David never got around to writing a will. He kept meaning to — it was on the list, somewhere below fixing the fence and calling the insurance company — but life was busy and he felt fine. He was 61 when he passed away unexpectedly, leaving behind a wife, two adult children from his first marriage, and a house they’d bought together.

His wife, Lynn, assumed she’d inherit everything. They’d been married for fourteen years.

What she didn’t know — what most people don’t know — is that when someone dies without a will in Texas, the law makes its own decisions about who gets what. And those decisions don’t always match what a family expects.

Because David had children from a prior relationship, Texas law treated the property differently depending on how it was classified.

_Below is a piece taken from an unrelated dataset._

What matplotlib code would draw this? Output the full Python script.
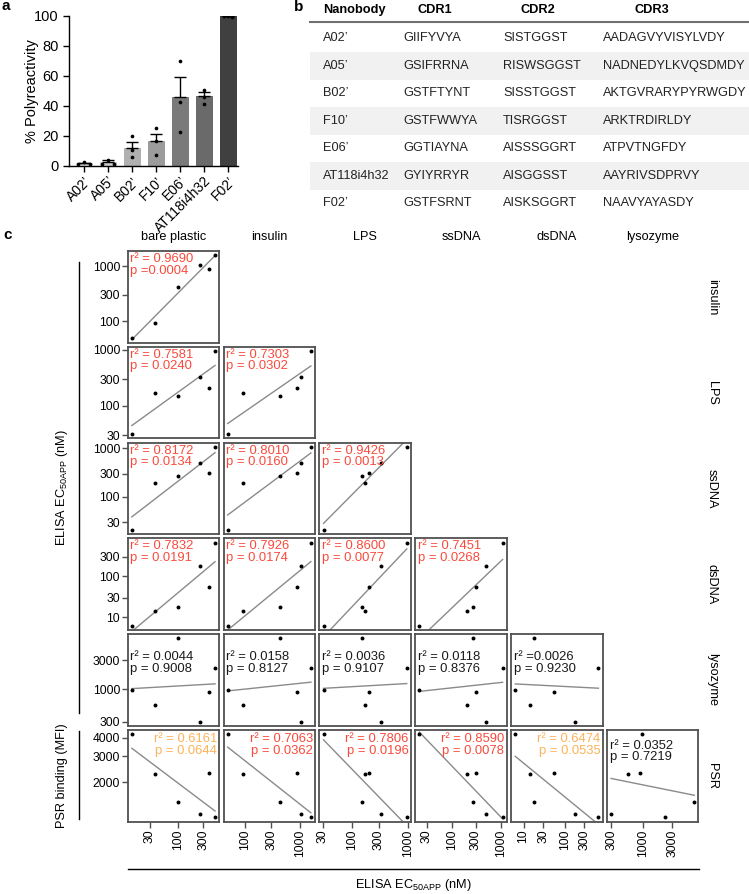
import numpy as np
import matplotlib
matplotlib.use("Agg")
import matplotlib.pyplot as plt
from matplotlib.lines import Line2D
from matplotlib.patches import Rectangle
from matplotlib.ticker import FixedLocator, NullLocator, FixedFormatter

plt.rcParams['font.family'] = ['Liberation Sans', 'DejaVu Sans']
plt.rcParams['mathtext.fontset'] = 'custom'
plt.rcParams['mathtext.rm'] = 'Liberation Sans'

# ---- panel a data
nanobodies = ["A02’", "A05’", "B02’", "F10’", "E06’", "AT118i4h32", "F02’"]
poly_mean = [1.5, 2.7, 11.8, 16.7, 45.6, 46.4, 99.8]
poly_sem = [0.4, 0.9, 4.3, 4.6, 13.3, 2.5, 0.3]
poly_reps = [[0.9, 2.2, 1.0], [1.1, 3.8, 1.3], [20.0, 10.2, 5.6], [24.9, 16.4, 6.9],
             [69.8, 42.2, 22.7], [50.4, 46.0, 40.9], [100.0, 100.0, 99.2]]
bar_colors = ['#dcdcdc', '#cccccc', '#b0b0b0', '#9c9c9c', '#7a7a7a', '#6a6a6a', '#404040']

# ---- panel b data
cdr1 = ['GIIFYVYA', 'GSIFRRNA', 'GSTFTYNT', 'GSTFWWYA', 'GGTIAYNA', 'GYIYRRYR', 'GSTFSRNT']
cdr2 = ['SISTGGST', 'RISWSGGST', 'SISSTGGST', 'TISRGGST', 'AISSSGGRT', 'AISGGSST', 'AISKSGGRT']
cdr3 = ['AADAGVYVISYLVDY', 'NADNEDYLKVQSDMDY', 'AKTGVRARYPYRWGDY', 'ARKTRDIRLDY',
        'ATPVTNGFDY', 'AAYRIVSDPRVY', 'NAAVYAYASDY']

# ---- panel c data (EC50 in nM, PSR in MFI), same 6 nanobodies in each list
bare_plastic = [13.9, 38.1, 101, 262, 381, 501]
insulin = [49, 94.5, 426, 1043, 868, 1576]
lps = [31.2, 173, 153, 330, 207, 960]
ssdna = [21, 198, 272, 490, 313, 1079]
dsdna = [6.3, 14.3, 18.2, 175, 55, 655]
lysozyme = [973, 568, 6810, 300, 893, 2276]
psr = [4220, 2276, 1479, 1227, 2300, 1160]

col_names = ['bare plastic', 'insulin', 'LPS', 'ssDNA', 'dsDNA', 'lysozyme']
row_names = ['insulin', 'LPS', 'ssDNA', 'dsDNA', 'lysozyme', 'PSR']
values = {'bare plastic': bare_plastic, 'insulin': insulin, 'LPS': lps, 'ssDNA': ssdna,
          'dsDNA': dsdna, 'lysozyme': lysozyme, 'PSR': psr}
ticks = {'bare plastic': [30, 100, 300], 'insulin': [100, 300, 1000],
         'LPS': [30, 100, 300, 1000], 'ssDNA': [30, 100, 300, 1000],
         'dsDNA': [10, 30, 100, 300], 'lysozyme': [300, 1000, 3000],
         'PSR': [2000, 3000, 4000]}

# r2 / p strings as printed, per row
r2_text = [
    ['r² = 0.9690'],
    ['r² = 0.7581', 'r² = 0.7303'],
    ['r² = 0.8172', 'r² = 0.8010', 'r² = 0.9426'],
    ['r² = 0.7832', 'r² = 0.7926', 'r² = 0.8600', 'r² = 0.7451'],
    ['r² = 0.0044', 'r² = 0.0158', 'r² = 0.0036', 'r² = 0.0118', 'r² =0.0026'],
    ['r² = 0.6161', 'r² = 0.7063', 'r² = 0.7806', 'r² = 0.8590', 'r² = 0.6474', 'r² = 0.0352'],
]
p_text = [
    ['p =0.0004'],
    ['p = 0.0240', 'p = 0.0302'],
    ['p = 0.0134', 'p = 0.0160', 'p = 0.0013'],
    ['p = 0.0191', 'p = 0.0174', 'p = 0.0077', 'p = 0.0268'],
    ['p = 0.9008', 'p = 0.8127', 'p = 0.9107', 'p = 0.8376', 'p = 0.9230'],
    ['p = 0.0644', 'p = 0.0362', 'p = 0.0196', 'p = 0.0078', 'p = 0.0535', 'p = 0.7219'],
]

W, H = 749, 894
fig = plt.figure(figsize=(W / 100, H / 100), dpi=100)


def box(x0, y0, w, h):
    return fig.add_axes([x0 / W, 1 - (y0 + h) / H, w / W, h / H])


def ftext(x, y, s, **kw):
    fig.text(x / W, 1 - y / H, s, **kw)


def fline(xs, ys, **kw):
    fig.add_artist(Line2D([x / W for x in xs], [1 - y / H for y in ys], transform=fig.transFigure, **kw))


# panel labels
ftext(2, 6, 'a', fontsize=11, fontweight='bold', va='center')
ftext(294, 7, 'b', fontsize=11, fontweight='bold', va='center')
ftext(3, 235, 'c', fontsize=11, fontweight='bold', va='center')

# ---------------- panel a
ax = box(69.3, 15.7, 169, 150)
xpos = np.arange(len(nanobodies))
ax.bar(xpos, poly_mean, width=0.72, color=bar_colors, zorder=1)
ax.errorbar(xpos, poly_mean, yerr=[np.zeros(len(xpos)), poly_sem], fmt='none',
            ecolor='black', elinewidth=1, capsize=4, capthick=1, zorder=2)
spread = [0.25, 0.25, 0, 0, 0, 0, 0.17]
for i, reps in enumerate(poly_reps):
    offs = np.array([-1, 0, 1]) * spread[i]
    ax.scatter(xpos[i] + offs, reps, s=7, color='black', zorder=3, linewidths=0)
ax.set_xlim(-0.62, 6.42)
ax.set_ylim(0, 100)
ax.set_yticks([0, 20, 40, 60, 80, 100])
ax.set_xticks(xpos)
ax.set_xticklabels(nanobodies, rotation=45, ha='right', rotation_mode='anchor', fontsize=10)
ax.tick_params(axis='y', labelsize=10.5, length=4, width=1)
ax.tick_params(axis='x', length=4, width=1, pad=2)
ax.set_ylabel('% Polyreactivity', fontsize=10.5, va='center')
ax.yaxis.set_label_coords(-0.22, 0.5)
for s in ['top', 'right']:
    ax.spines[s].set_visible(False)
for s in ['left', 'bottom']:
    ax.spines[s].set_linewidth(1)

# ---------------- panel b
col_x = [323, 403, 503, 603]
head_x = [323, 435, 538, 652]
row_y0 = 38.3
row_dy = 27.5
for i in range(len(nanobodies)):
    if i % 2 == 1:
        yc = row_y0 + i * row_dy
        fig.add_artist(Rectangle((310 / W, 1 - (yc + 14) / H), (W - 310) / W, 28 / H,
                                 transform=fig.transFigure, color='#f1f1f1', zorder=0, lw=0))
ftext(head_x[0], 10, 'Nanobody', fontsize=9.2, fontweight='bold', va='center', ha='left')
for hx, t in zip(head_x[1:], ['CDR1', 'CDR2', 'CDR3']):
    ftext(hx, 10, t, fontsize=9.2, fontweight='bold', va='center', ha='center')
fline([310, W], [22, 22], color='#707070', lw=1.5)
for i in range(len(nanobodies)):
    yc = row_y0 + i * row_dy
    for cx, t in zip(col_x, [nanobodies[i], cdr1[i], cdr2[i], cdr3[i]]):
        ftext(cx, yc, t, fontsize=9.2, va='center', ha='left', color='#222222')

# ---------------- panel c
cx0, cdx = 127.7, 95.85
ry0, rdy = 251.0, 95.8
pw = 91.5
red, orange = '#fa4a3c', '#fdb35a'

for i, rname in enumerate(row_names):
    for j in range(i + 1):
        cname = col_names[j]
        xv = np.array(values[cname], dtype=float)
        yv = np.array(values[rname], dtype=float)
        ax = box(cx0 + j * cdx, ry0 + i * rdy, pw, pw)
        ax.set_xscale('log')
        ax.set_yscale('log')
        ax.scatter(xv, yv, s=8, color='black', linewidths=0, zorder=3)
        ax.margins(0.05)
        xlim = ax.get_xlim()
        ylim = ax.get_ylim()
        k, b = np.polyfit(np.log10(xv), np.log10(yv), 1)
        xl = np.array([xv.min(), xv.max()])
        ax.plot(xl, 10 ** (k * np.log10(xl) + b), color='#8a8a8a', lw=1, zorder=2)
        ax.set_xlim(xlim)
        ax.set_ylim(ylim)
        for s in ax.spines.values():
            s.set_color('#505050')
            s.set_linewidth(1.3)
        ax.xaxis.set_minor_locator(NullLocator())
        ax.yaxis.set_minor_locator(NullLocator())
        if j == 0:
            ax.yaxis.set_major_locator(FixedLocator(ticks[rname]))
            ax.yaxis.set_major_formatter(FixedFormatter([str(t) for t in ticks[rname]]))
            ax.tick_params(axis='y', labelsize=8.7, length=4, width=1, color='#505050', pad=1.5)
        else:
            ax.set_yticks([])
        if i == len(row_names) - 1:
            ax.xaxis.set_major_locator(FixedLocator(ticks[cname]))
            ax.xaxis.set_major_formatter(FixedFormatter([str(t) for t in ticks[cname]]))
            ax.tick_params(axis='x', labelsize=8.7, length=4, width=1, color='#505050',
                           labelrotation=90, pad=1.5)
        else:
            ax.set_xticks([])

        pval = float(p_text[i][j].split('=')[1])
        col = red if pval < 0.05 else (orange if pval < 0.1 else '#1a1a1a')
        if i < 4:
            tx, ha, ty1, ty2 = 0.03, 'left', 0.913, 0.785
        elif i == 4:
            tx, ha, ty1, ty2 = 0.03, 'left', 0.752, 0.625
        elif j < 5:
            tx, ha, ty1, ty2 = 0.975, 'right', 0.90, 0.774
        else:
            tx, ha, ty1, ty2 = 0.03, 'left', 0.828, 0.70
        ax.text(tx, ty1, r2_text[i][j], transform=ax.transAxes, ha=ha, va='center',
                fontsize=9.4, color=col)
        ax.text(tx, ty2, p_text[i][j], transform=ax.transAxes, ha=ha, va='center',
                fontsize=9.4, color=col)

for j, cname in enumerate(col_names):
    ftext(cx0 + j * cdx + pw / 2, 236.7, cname, fontsize=9.2, ha='center', va='center')
for i, rname in enumerate(row_names):
    ftext(711.7, ry0 + i * rdy + pw / 2, rname, fontsize=9.2, ha='center', va='center', rotation=270)

fline([79.3, 79.3], [262, 713], color='black', lw=1)
fline([79.3, 79.3], [731, 819], color='black', lw=1)
fline([127.7, 699], [869.3, 869.3], color='black', lw=1)
ftext(62, 487.5, r'ELISA EC$_{\mathrm{50APP}}$ (nM)', fontsize=9.2, ha='center', va='center', rotation=90)
ftext(62, 776, 'PSR binding (MFI)', fontsize=9.2, ha='center', va='center', rotation=90)
ftext(413, 885, r'ELISA EC$_{\mathrm{50APP}}$ (nM)', fontsize=9.2, ha='center', va='center')

fig.savefig('out.png', dpi=100)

The house, which they’d bought together during their marriage, was community property — and his half passed in part to his adult children, not entirely to Lynn.

No one in the family wanted it to go this way. The kids loved Lynn. But the law doesn’t ask what the family would have preferred. It follows a formula.

Lynn had to navigate a probate process she hadn’t anticipated, work through some uncomfortable conversations with her stepchildren, and eventually buy out their interest in a home she’d lived in for over a decade.

David wasn’t careless. He just kept putting it off.

A will wouldn’t have taken long. It would have cost far less than what the family spent sorting things out afterward. And it would have said, clearly, what David actually wanted.

The fence never did get fixed either. But the will would have been worth it.